◆ **The request**
Write out the entire listing below exactly as it appears, minus any pictures.

───

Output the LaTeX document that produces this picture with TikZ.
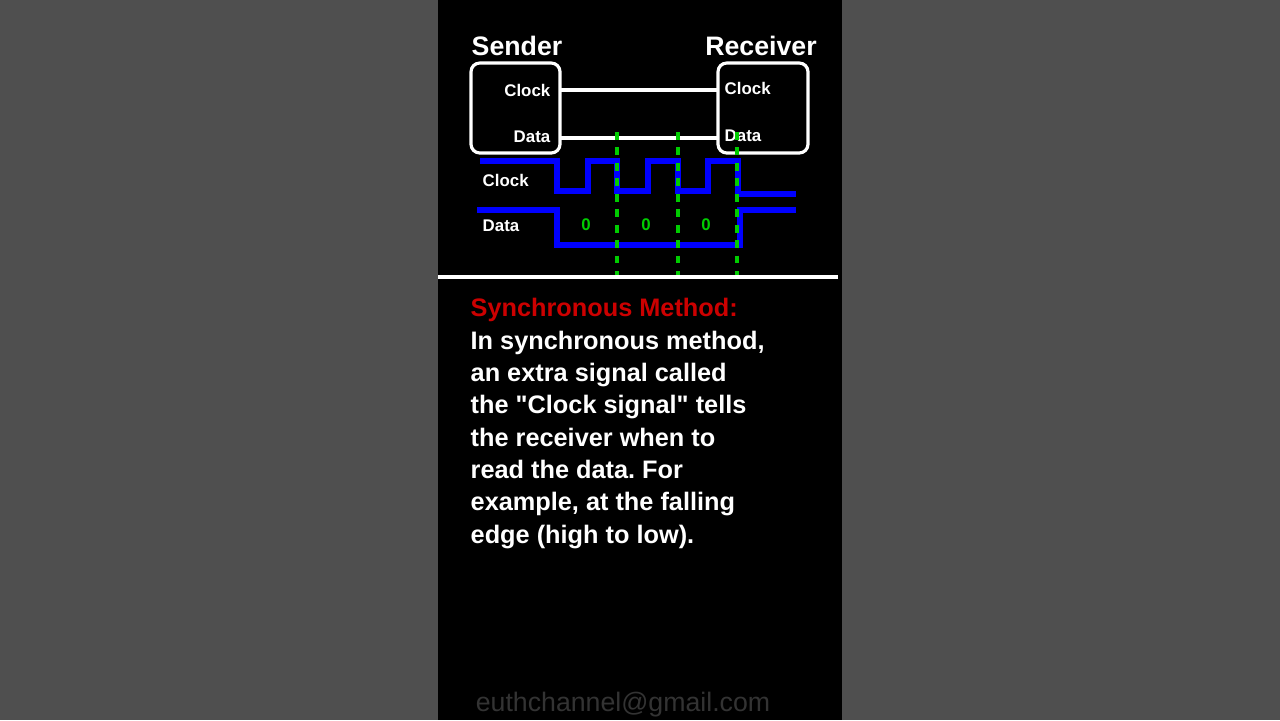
\documentclass[tikz,border=0pt]{standalone}
\usepackage{fontspec}
\setmainfont{Liberation Sans}
\begin{document}
\begin{tikzpicture}[
    x=0.1mm, y=-0.1mm,
    unit/.style={draw=white, line width=0.9pt, rounded corners=2.5pt},
    wire/.style={draw=white, line width=0.9pt},
    signal/.style={draw=blue, line width=1.7pt},
    tick/.style={draw=green!80!black, line width=1.2pt, dash pattern=on 2.2pt off 2.2pt},
    head/.style={text=white, font=\bfseries\fontsize{7.6}{9}\selectfont},
    pin/.style={text=white, font=\bfseries\fontsize{4.8}{6}\selectfont, inner sep=0pt},
    bit/.style={text=green!80!black, font=\bfseries\fontsize{4.8}{6}\selectfont},
    body/.style={text=white, font=\bfseries\fontsize{7.2}{9.2}\selectfont, align=left, inner sep=0pt}
  ]
    % Background
    \fill[gray!62!black] (0,0) rectangle (1280,720);
    \fill[black] (438,0) rectangle (842,720);
    \useasboundingbox (0,0) rectangle (1280,720);

    % Units
    \draw[unit] (471,63) rectangle (560,153);
    \draw[unit] (718,63) rectangle (808,153);
    \node[head] (sender) at (517,46) {Sender};
    \node[head] (receiver) at (761,46) {Receiver};
    \node[pin, anchor=east] (sclk) at (551,90) {Clock};
    \node[pin, anchor=east] (sdat) at (551,137) {Data};
    \node[pin, anchor=west] (rclk) at (724,88) {Clock};
    \node[pin, anchor=west] (rdat) at (724,136) {Data};
    \coordinate (so1) at (560,90);
    \coordinate (ri1) at (718,90);
    \coordinate (so2) at (560,138);
    \coordinate (ri2) at (718,138);
    \draw[wire] (so1) -- (ri1);
    \draw[wire] (so2) -- (ri2);

    % Waveforms
    \draw[signal] (480,161) -- (557,161) -- (557,191) -- (588,191) -- (588,161)
      -- (617,161) -- (617,191) -- (648,191) -- (648,161) -- (678,161) -- (678,191)
      -- (708,191) -- (708,161) -- (738,161) -- (738,194) -- (796,194);
    \draw[signal] (477,210) -- (557,210) -- (557,245) -- (740,245) -- (740,210) -- (796,210);
    \node[pin, anchor=west] (wclk) at (482,180) {Clock};
    \node[pin, anchor=west] (wdat) at (482,226) {Data};
    \foreach \x in {586,646,706}
      \node[bit] at (\x,225) {0};

    % Sampling edges
    \foreach \x in {617,678,737}
      \draw[tick] (\x,132) -- (\x,275);

    \draw[draw=white, line width=0.9pt] (438,277) -- (838,277);

    % Text
    \node[body, anchor=west, text=red!80!black] (title) at (470,310) {Synchronous Method:};
    \node[body, anchor=north west] (desc) at (470,330) {In synchronous method,\\an extra signal called\\the \textquotedbl Clock signal\textquotedbl{} tells\\the receiver when to\\read the data.\ For\\example, at the falling\\edge (high to low).};
    \node[text=gray!40!black, font=\fontsize{7.6}{9}\selectfont] (mail) at (623,705) {euthchannel@gmail.com};
  \end{tikzpicture}
\end{document}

───

◆ **The answer**
Output the LaTeX document that produces this picture with TikZ.
\documentclass[tikz,border=0pt]{standalone}
\usepackage{fontspec}
\setmainfont{Liberation Sans}
\begin{document}
\begin{tikzpicture}[
    x=0.1mm, y=-0.1mm,
    unit/.style={draw=white, line width=0.9pt, rounded corners=2.5pt},
    wire/.style={draw=white, line width=0.9pt},
    signal/.style={draw=blue, line width=1.7pt},
    tick/.style={draw=green!80!black, line width=1.2pt, dash pattern=on 2.2pt off 2.2pt},
    head/.style={text=white, font=\bfseries\fontsize{7.6}{9}\selectfont},
    pin/.style={text=white, font=\bfseries\fontsize{4.8}{6}\selectfont, inner sep=0pt},
    bit/.style={text=green!80!black, font=\bfseries\fontsize{4.8}{6}\selectfont},
    body/.style={text=white, font=\bfseries\fontsize{7.2}{9.2}\selectfont, align=left, inner sep=0pt}
  ]
    % Background
    \fill[gray!62!black] (0,0) rectangle (1280,720);
    \fill[black] (438,0) rectangle (842,720);
    \useasboundingbox (0,0) rectangle (1280,720);

    % Units
    \draw[unit] (471,63) rectangle (560,153);
    \draw[unit] (718,63) rectangle (808,153);
    \node[head] (sender) at (517,46) {Sender};
    \node[head] (receiver) at (761,46) {Receiver};
    \node[pin, anchor=east] (sclk) at (551,90) {Clock};
    \node[pin, anchor=east] (sdat) at (551,137) {Data};
    \node[pin, anchor=west] (rclk) at (724,88) {Clock};
    \node[pin, anchor=west] (rdat) at (724,136) {Data};
    \coordinate (so1) at (560,90);
    \coordinate (ri1) at (718,90);
    \coordinate (so2) at (560,138);
    \coordinate (ri2) at (718,138);
    \draw[wire] (so1) -- (ri1);
    \draw[wire] (so2) -- (ri2);

    % Waveforms
    \draw[signal] (480,161) -- (557,161) -- (557,191) -- (588,191) -- (588,161)
      -- (617,161) -- (617,191) -- (648,191) -- (648,161) -- (678,161) -- (678,191)
      -- (708,191) -- (708,161) -- (738,161) -- (738,194) -- (796,194);
    \draw[signal] (477,210) -- (557,210) -- (557,245) -- (740,245) -- (740,210) -- (796,210);
    \node[pin, anchor=west] (wclk) at (482,180) {Clock};
    \node[pin, anchor=west] (wdat) at (482,226) {Data};
    \foreach \x in {586,646,706}
      \node[bit] at (\x,225) {0};

    % Sampling edges
    \foreach \x in {617,678,737}
      \draw[tick] (\x,132) -- (\x,275);

    \draw[draw=white, line width=0.9pt] (438,277) -- (838,277);

    % Text
    \node[body, anchor=west, text=red!80!black] (title) at (470,310) {Synchronous Method:};
    \node[body, anchor=north west] (desc) at (470,330) {In synchronous method,\\an extra signal called\\the \textquotedbl Clock signal\textquotedbl{} tells\\the receiver when to\\read the data.\ For\\example, at the falling\\edge (high to low).};
    \node[text=gray!40!black, font=\fontsize{7.6}{9}\selectfont] (mail) at (623,705) {euthchannel@gmail.com};
  \end{tikzpicture}
\end{document}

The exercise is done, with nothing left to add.